TASK:
Output the material below unchanged, apart from leaving out the pictures.
>> start LISTING
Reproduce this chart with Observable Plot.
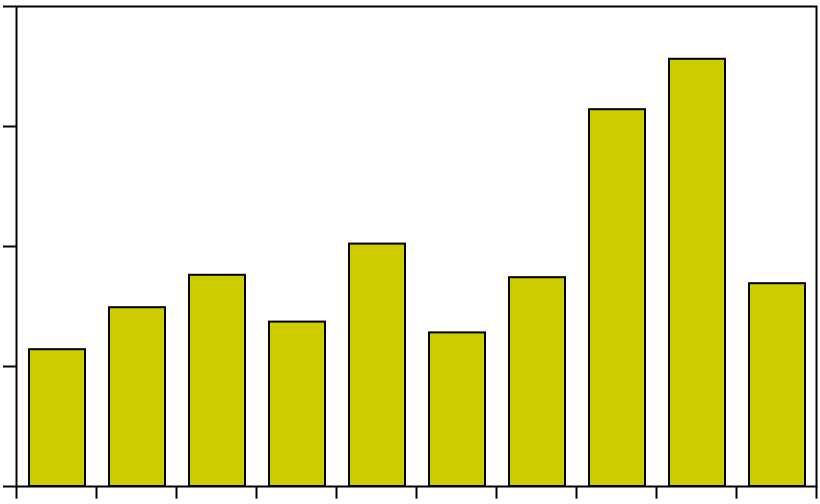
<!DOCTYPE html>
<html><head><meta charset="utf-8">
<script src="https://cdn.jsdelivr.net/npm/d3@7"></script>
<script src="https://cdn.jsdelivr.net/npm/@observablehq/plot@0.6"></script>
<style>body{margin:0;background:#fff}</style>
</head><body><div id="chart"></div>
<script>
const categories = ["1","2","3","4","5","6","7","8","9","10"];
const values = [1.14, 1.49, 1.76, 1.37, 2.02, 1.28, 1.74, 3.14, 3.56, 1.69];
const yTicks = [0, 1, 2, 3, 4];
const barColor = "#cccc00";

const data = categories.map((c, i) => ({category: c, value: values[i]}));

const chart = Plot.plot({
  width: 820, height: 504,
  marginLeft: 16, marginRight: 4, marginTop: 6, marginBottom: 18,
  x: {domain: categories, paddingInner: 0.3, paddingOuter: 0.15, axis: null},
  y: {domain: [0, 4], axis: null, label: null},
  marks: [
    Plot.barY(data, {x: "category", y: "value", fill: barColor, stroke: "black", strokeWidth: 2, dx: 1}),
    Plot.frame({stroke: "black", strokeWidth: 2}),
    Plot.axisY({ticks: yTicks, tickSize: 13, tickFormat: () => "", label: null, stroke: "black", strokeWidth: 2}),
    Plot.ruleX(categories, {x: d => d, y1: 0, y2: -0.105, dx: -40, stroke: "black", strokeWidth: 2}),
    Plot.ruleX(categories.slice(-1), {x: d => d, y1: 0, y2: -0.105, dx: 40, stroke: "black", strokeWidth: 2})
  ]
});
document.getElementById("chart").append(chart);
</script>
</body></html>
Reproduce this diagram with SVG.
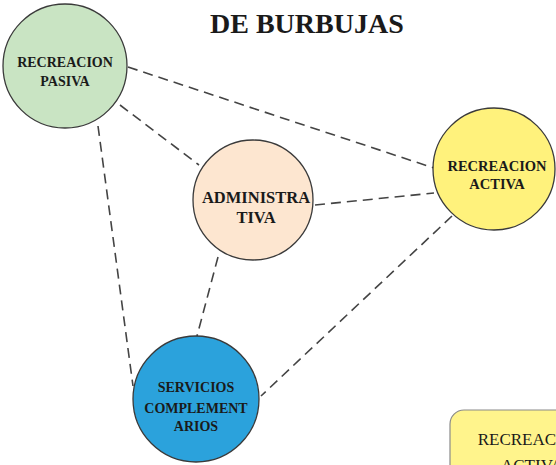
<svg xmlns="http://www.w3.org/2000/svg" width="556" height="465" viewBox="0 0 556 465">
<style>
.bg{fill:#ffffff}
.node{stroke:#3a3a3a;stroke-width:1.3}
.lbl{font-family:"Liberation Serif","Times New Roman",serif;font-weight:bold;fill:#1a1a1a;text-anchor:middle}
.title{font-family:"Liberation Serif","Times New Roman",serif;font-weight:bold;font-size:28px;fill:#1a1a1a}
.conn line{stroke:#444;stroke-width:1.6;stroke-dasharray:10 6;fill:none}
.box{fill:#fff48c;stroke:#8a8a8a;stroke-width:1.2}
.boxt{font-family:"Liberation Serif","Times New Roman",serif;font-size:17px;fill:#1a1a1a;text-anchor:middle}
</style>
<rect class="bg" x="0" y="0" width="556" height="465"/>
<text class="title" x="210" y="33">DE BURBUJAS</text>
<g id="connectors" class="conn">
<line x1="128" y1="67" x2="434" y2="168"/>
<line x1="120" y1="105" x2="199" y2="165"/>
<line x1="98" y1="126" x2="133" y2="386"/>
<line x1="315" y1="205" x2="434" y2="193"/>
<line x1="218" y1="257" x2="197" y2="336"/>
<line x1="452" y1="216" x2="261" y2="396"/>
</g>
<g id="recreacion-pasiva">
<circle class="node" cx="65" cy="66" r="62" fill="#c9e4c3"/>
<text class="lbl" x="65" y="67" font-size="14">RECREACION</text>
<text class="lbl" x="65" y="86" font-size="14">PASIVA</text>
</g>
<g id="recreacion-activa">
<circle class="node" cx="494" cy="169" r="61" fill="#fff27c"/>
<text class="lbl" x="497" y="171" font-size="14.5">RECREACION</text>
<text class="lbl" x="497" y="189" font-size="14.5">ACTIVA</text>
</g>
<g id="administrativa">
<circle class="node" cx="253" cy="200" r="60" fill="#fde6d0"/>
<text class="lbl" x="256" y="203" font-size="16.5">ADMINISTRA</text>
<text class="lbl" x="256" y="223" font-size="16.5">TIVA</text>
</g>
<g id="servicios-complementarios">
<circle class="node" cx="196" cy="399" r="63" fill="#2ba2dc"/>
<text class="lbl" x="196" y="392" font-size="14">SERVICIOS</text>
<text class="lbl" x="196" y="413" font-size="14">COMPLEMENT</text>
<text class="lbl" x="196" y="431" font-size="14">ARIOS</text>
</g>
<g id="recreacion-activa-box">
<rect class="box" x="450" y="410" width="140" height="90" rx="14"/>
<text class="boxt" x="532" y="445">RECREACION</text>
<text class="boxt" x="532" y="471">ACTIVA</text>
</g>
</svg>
>> end LISTING
ANSWER TO THE EXERCISE:
Reproduce this chart with Observable Plot.
<!DOCTYPE html>
<html><head><meta charset="utf-8">
<script src="https://cdn.jsdelivr.net/npm/d3@7"></script>
<script src="https://cdn.jsdelivr.net/npm/@observablehq/plot@0.6"></script>
<style>body{margin:0;background:#fff}</style>
</head><body><div id="chart"></div>
<script>
const categories = ["1","2","3","4","5","6","7","8","9","10"];
const values = [1.14, 1.49, 1.76, 1.37, 2.02, 1.28, 1.74, 3.14, 3.56, 1.69];
const yTicks = [0, 1, 2, 3, 4];
const barColor = "#cccc00";

const data = categories.map((c, i) => ({category: c, value: values[i]}));

const chart = Plot.plot({
  width: 820, height: 504,
  marginLeft: 16, marginRight: 4, marginTop: 6, marginBottom: 18,
  x: {domain: categories, paddingInner: 0.3, paddingOuter: 0.15, axis: null},
  y: {domain: [0, 4], axis: null, label: null},
  marks: [
    Plot.barY(data, {x: "category", y: "value", fill: barColor, stroke: "black", strokeWidth: 2, dx: 1}),
    Plot.frame({stroke: "black", strokeWidth: 2}),
    Plot.axisY({ticks: yTicks, tickSize: 13, tickFormat: () => "", label: null, stroke: "black", strokeWidth: 2}),
    Plot.ruleX(categories, {x: d => d, y1: 0, y2: -0.105, dx: -40, stroke: "black", strokeWidth: 2}),
    Plot.ruleX(categories.slice(-1), {x: d => d, y1: 0, y2: -0.105, dx: 40, stroke: "black", strokeWidth: 2})
  ]
});
document.getElementById("chart").append(chart);
</script>
</body></html>
Reproduce this diagram with SVG.
<svg xmlns="http://www.w3.org/2000/svg" width="556" height="465" viewBox="0 0 556 465">
<style>
.bg{fill:#ffffff}
.node{stroke:#3a3a3a;stroke-width:1.3}
.lbl{font-family:"Liberation Serif","Times New Roman",serif;font-weight:bold;fill:#1a1a1a;text-anchor:middle}
.title{font-family:"Liberation Serif","Times New Roman",serif;font-weight:bold;font-size:28px;fill:#1a1a1a}
.conn line{stroke:#444;stroke-width:1.6;stroke-dasharray:10 6;fill:none}
.box{fill:#fff48c;stroke:#8a8a8a;stroke-width:1.2}
.boxt{font-family:"Liberation Serif","Times New Roman",serif;font-size:17px;fill:#1a1a1a;text-anchor:middle}
</style>
<rect class="bg" x="0" y="0" width="556" height="465"/>
<text class="title" x="210" y="33">DE BURBUJAS</text>
<g id="connectors" class="conn">
<line x1="128" y1="67" x2="434" y2="168"/>
<line x1="120" y1="105" x2="199" y2="165"/>
<line x1="98" y1="126" x2="133" y2="386"/>
<line x1="315" y1="205" x2="434" y2="193"/>
<line x1="218" y1="257" x2="197" y2="336"/>
<line x1="452" y1="216" x2="261" y2="396"/>
</g>
<g id="recreacion-pasiva">
<circle class="node" cx="65" cy="66" r="62" fill="#c9e4c3"/>
<text class="lbl" x="65" y="67" font-size="14">RECREACION</text>
<text class="lbl" x="65" y="86" font-size="14">PASIVA</text>
</g>
<g id="recreacion-activa">
<circle class="node" cx="494" cy="169" r="61" fill="#fff27c"/>
<text class="lbl" x="497" y="171" font-size="14.5">RECREACION</text>
<text class="lbl" x="497" y="189" font-size="14.5">ACTIVA</text>
</g>
<g id="administrativa">
<circle class="node" cx="253" cy="200" r="60" fill="#fde6d0"/>
<text class="lbl" x="256" y="203" font-size="16.5">ADMINISTRA</text>
<text class="lbl" x="256" y="223" font-size="16.5">TIVA</text>
</g>
<g id="servicios-complementarios">
<circle class="node" cx="196" cy="399" r="63" fill="#2ba2dc"/>
<text class="lbl" x="196" y="392" font-size="14">SERVICIOS</text>
<text class="lbl" x="196" y="413" font-size="14">COMPLEMENT</text>
<text class="lbl" x="196" y="431" font-size="14">ARIOS</text>
</g>
<g id="recreacion-activa-box">
<rect class="box" x="450" y="410" width="140" height="90" rx="14"/>
<text class="boxt" x="532" y="445">RECREACION</text>
<text class="boxt" x="532" y="471">ACTIVA</text>
</g>
</svg>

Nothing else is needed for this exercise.